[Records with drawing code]
-- Begin --
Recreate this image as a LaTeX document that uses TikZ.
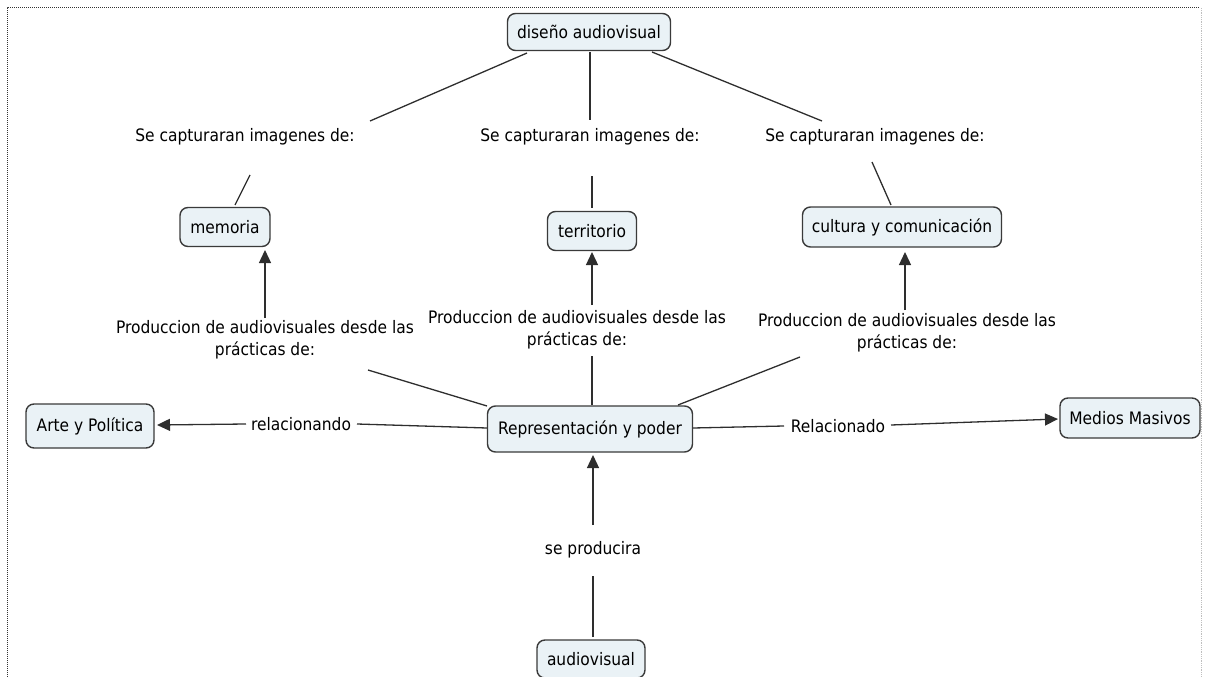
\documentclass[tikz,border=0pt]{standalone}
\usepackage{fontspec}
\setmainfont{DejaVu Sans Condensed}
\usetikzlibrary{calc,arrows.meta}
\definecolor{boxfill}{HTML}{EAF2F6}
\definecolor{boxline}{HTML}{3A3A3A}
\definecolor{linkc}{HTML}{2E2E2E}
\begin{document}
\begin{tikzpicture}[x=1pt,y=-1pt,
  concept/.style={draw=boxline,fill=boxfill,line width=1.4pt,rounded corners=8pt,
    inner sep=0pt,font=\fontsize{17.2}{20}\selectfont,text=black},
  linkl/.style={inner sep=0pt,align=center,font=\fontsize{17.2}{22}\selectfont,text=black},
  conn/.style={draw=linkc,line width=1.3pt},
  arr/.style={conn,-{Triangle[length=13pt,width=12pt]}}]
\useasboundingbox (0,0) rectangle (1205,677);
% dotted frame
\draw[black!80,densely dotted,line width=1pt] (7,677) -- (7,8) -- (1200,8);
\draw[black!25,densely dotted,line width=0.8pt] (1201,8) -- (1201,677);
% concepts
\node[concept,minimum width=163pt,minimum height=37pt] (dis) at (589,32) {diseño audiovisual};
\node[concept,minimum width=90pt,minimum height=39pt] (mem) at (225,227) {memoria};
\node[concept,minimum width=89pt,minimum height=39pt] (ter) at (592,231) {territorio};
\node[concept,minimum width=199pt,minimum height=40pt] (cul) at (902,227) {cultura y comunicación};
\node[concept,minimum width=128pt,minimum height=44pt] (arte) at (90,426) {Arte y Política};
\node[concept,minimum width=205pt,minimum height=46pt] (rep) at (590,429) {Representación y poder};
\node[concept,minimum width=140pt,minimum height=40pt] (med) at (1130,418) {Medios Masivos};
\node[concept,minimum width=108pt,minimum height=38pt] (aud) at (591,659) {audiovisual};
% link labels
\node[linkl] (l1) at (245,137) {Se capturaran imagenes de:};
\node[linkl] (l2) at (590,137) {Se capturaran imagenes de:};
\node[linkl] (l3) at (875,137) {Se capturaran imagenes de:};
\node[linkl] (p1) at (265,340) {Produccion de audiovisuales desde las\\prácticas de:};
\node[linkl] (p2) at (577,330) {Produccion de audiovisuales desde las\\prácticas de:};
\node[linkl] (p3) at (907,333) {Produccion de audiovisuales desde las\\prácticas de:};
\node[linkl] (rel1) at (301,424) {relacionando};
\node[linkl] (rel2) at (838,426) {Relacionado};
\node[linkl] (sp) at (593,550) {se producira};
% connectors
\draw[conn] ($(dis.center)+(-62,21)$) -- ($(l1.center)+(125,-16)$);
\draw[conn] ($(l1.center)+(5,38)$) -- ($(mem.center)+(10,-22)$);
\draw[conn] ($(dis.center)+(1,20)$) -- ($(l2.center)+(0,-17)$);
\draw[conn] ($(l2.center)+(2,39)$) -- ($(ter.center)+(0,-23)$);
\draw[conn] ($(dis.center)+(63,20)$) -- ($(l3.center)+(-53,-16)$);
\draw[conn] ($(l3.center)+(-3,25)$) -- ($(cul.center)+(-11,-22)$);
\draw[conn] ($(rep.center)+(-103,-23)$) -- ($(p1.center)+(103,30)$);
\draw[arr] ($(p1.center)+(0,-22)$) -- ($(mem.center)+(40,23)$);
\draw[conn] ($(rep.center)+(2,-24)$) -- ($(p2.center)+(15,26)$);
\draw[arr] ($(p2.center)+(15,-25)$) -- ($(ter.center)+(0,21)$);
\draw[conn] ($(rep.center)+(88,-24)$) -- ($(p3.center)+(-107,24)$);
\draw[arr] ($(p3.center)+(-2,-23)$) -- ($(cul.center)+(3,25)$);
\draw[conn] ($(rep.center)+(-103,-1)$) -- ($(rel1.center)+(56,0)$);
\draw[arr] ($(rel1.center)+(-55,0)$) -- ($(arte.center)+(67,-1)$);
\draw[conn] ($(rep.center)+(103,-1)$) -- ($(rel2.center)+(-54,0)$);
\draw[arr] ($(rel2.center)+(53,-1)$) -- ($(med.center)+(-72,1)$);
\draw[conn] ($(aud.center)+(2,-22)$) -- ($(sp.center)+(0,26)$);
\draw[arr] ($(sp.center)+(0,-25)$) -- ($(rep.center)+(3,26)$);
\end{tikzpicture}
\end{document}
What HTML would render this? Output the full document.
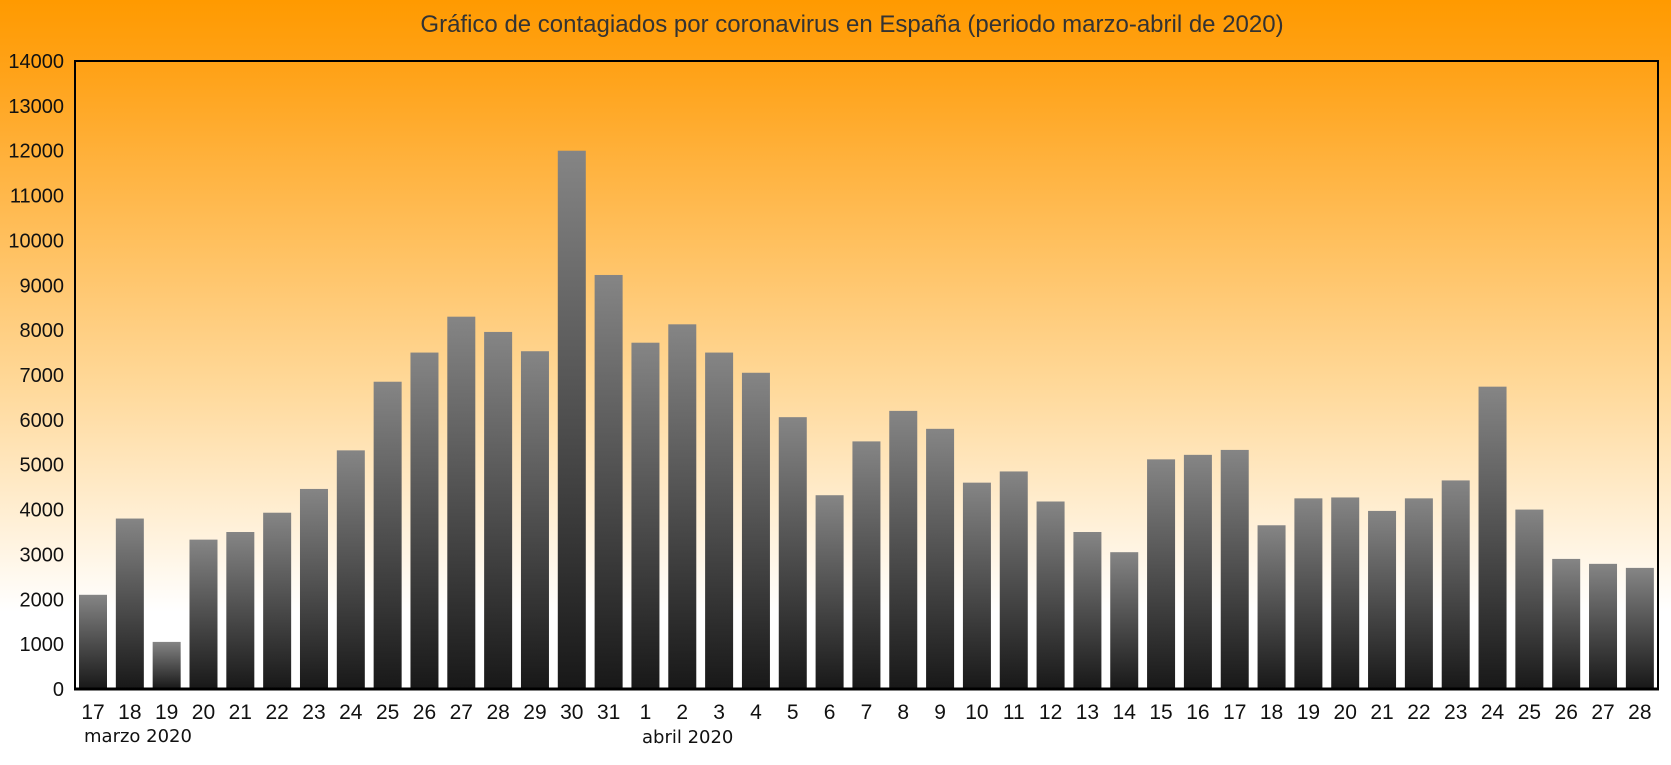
-- End --
## Written task
Transcribe the material exactly, leaving every picture out.

## Exercise response
Recreate this image as a LaTeX document that uses TikZ.
\documentclass[tikz,border=0pt]{standalone}
\usepackage{fontspec}
\setmainfont{DejaVu Sans Condensed}
\usetikzlibrary{calc,arrows.meta}
\definecolor{boxfill}{HTML}{EAF2F6}
\definecolor{boxline}{HTML}{3A3A3A}
\definecolor{linkc}{HTML}{2E2E2E}
\begin{document}
\begin{tikzpicture}[x=1pt,y=-1pt,
  concept/.style={draw=boxline,fill=boxfill,line width=1.4pt,rounded corners=8pt,
    inner sep=0pt,font=\fontsize{17.2}{20}\selectfont,text=black},
  linkl/.style={inner sep=0pt,align=center,font=\fontsize{17.2}{22}\selectfont,text=black},
  conn/.style={draw=linkc,line width=1.3pt},
  arr/.style={conn,-{Triangle[length=13pt,width=12pt]}}]
\useasboundingbox (0,0) rectangle (1205,677);
% dotted frame
\draw[black!80,densely dotted,line width=1pt] (7,677) -- (7,8) -- (1200,8);
\draw[black!25,densely dotted,line width=0.8pt] (1201,8) -- (1201,677);
% concepts
\node[concept,minimum width=163pt,minimum height=37pt] (dis) at (589,32) {diseño audiovisual};
\node[concept,minimum width=90pt,minimum height=39pt] (mem) at (225,227) {memoria};
\node[concept,minimum width=89pt,minimum height=39pt] (ter) at (592,231) {territorio};
\node[concept,minimum width=199pt,minimum height=40pt] (cul) at (902,227) {cultura y comunicación};
\node[concept,minimum width=128pt,minimum height=44pt] (arte) at (90,426) {Arte y Política};
\node[concept,minimum width=205pt,minimum height=46pt] (rep) at (590,429) {Representación y poder};
\node[concept,minimum width=140pt,minimum height=40pt] (med) at (1130,418) {Medios Masivos};
\node[concept,minimum width=108pt,minimum height=38pt] (aud) at (591,659) {audiovisual};
% link labels
\node[linkl] (l1) at (245,137) {Se capturaran imagenes de:};
\node[linkl] (l2) at (590,137) {Se capturaran imagenes de:};
\node[linkl] (l3) at (875,137) {Se capturaran imagenes de:};
\node[linkl] (p1) at (265,340) {Produccion de audiovisuales desde las\\prácticas de:};
\node[linkl] (p2) at (577,330) {Produccion de audiovisuales desde las\\prácticas de:};
\node[linkl] (p3) at (907,333) {Produccion de audiovisuales desde las\\prácticas de:};
\node[linkl] (rel1) at (301,424) {relacionando};
\node[linkl] (rel2) at (838,426) {Relacionado};
\node[linkl] (sp) at (593,550) {se producira};
% connectors
\draw[conn] ($(dis.center)+(-62,21)$) -- ($(l1.center)+(125,-16)$);
\draw[conn] ($(l1.center)+(5,38)$) -- ($(mem.center)+(10,-22)$);
\draw[conn] ($(dis.center)+(1,20)$) -- ($(l2.center)+(0,-17)$);
\draw[conn] ($(l2.center)+(2,39)$) -- ($(ter.center)+(0,-23)$);
\draw[conn] ($(dis.center)+(63,20)$) -- ($(l3.center)+(-53,-16)$);
\draw[conn] ($(l3.center)+(-3,25)$) -- ($(cul.center)+(-11,-22)$);
\draw[conn] ($(rep.center)+(-103,-23)$) -- ($(p1.center)+(103,30)$);
\draw[arr] ($(p1.center)+(0,-22)$) -- ($(mem.center)+(40,23)$);
\draw[conn] ($(rep.center)+(2,-24)$) -- ($(p2.center)+(15,26)$);
\draw[arr] ($(p2.center)+(15,-25)$) -- ($(ter.center)+(0,21)$);
\draw[conn] ($(rep.center)+(88,-24)$) -- ($(p3.center)+(-107,24)$);
\draw[arr] ($(p3.center)+(-2,-23)$) -- ($(cul.center)+(3,25)$);
\draw[conn] ($(rep.center)+(-103,-1)$) -- ($(rel1.center)+(56,0)$);
\draw[arr] ($(rel1.center)+(-55,0)$) -- ($(arte.center)+(67,-1)$);
\draw[conn] ($(rep.center)+(103,-1)$) -- ($(rel2.center)+(-54,0)$);
\draw[arr] ($(rel2.center)+(53,-1)$) -- ($(med.center)+(-72,1)$);
\draw[conn] ($(aud.center)+(2,-22)$) -- ($(sp.center)+(0,26)$);
\draw[arr] ($(sp.center)+(0,-25)$) -- ($(rep.center)+(3,26)$);
\end{tikzpicture}
\end{document}
What HTML would render this? Output the full document.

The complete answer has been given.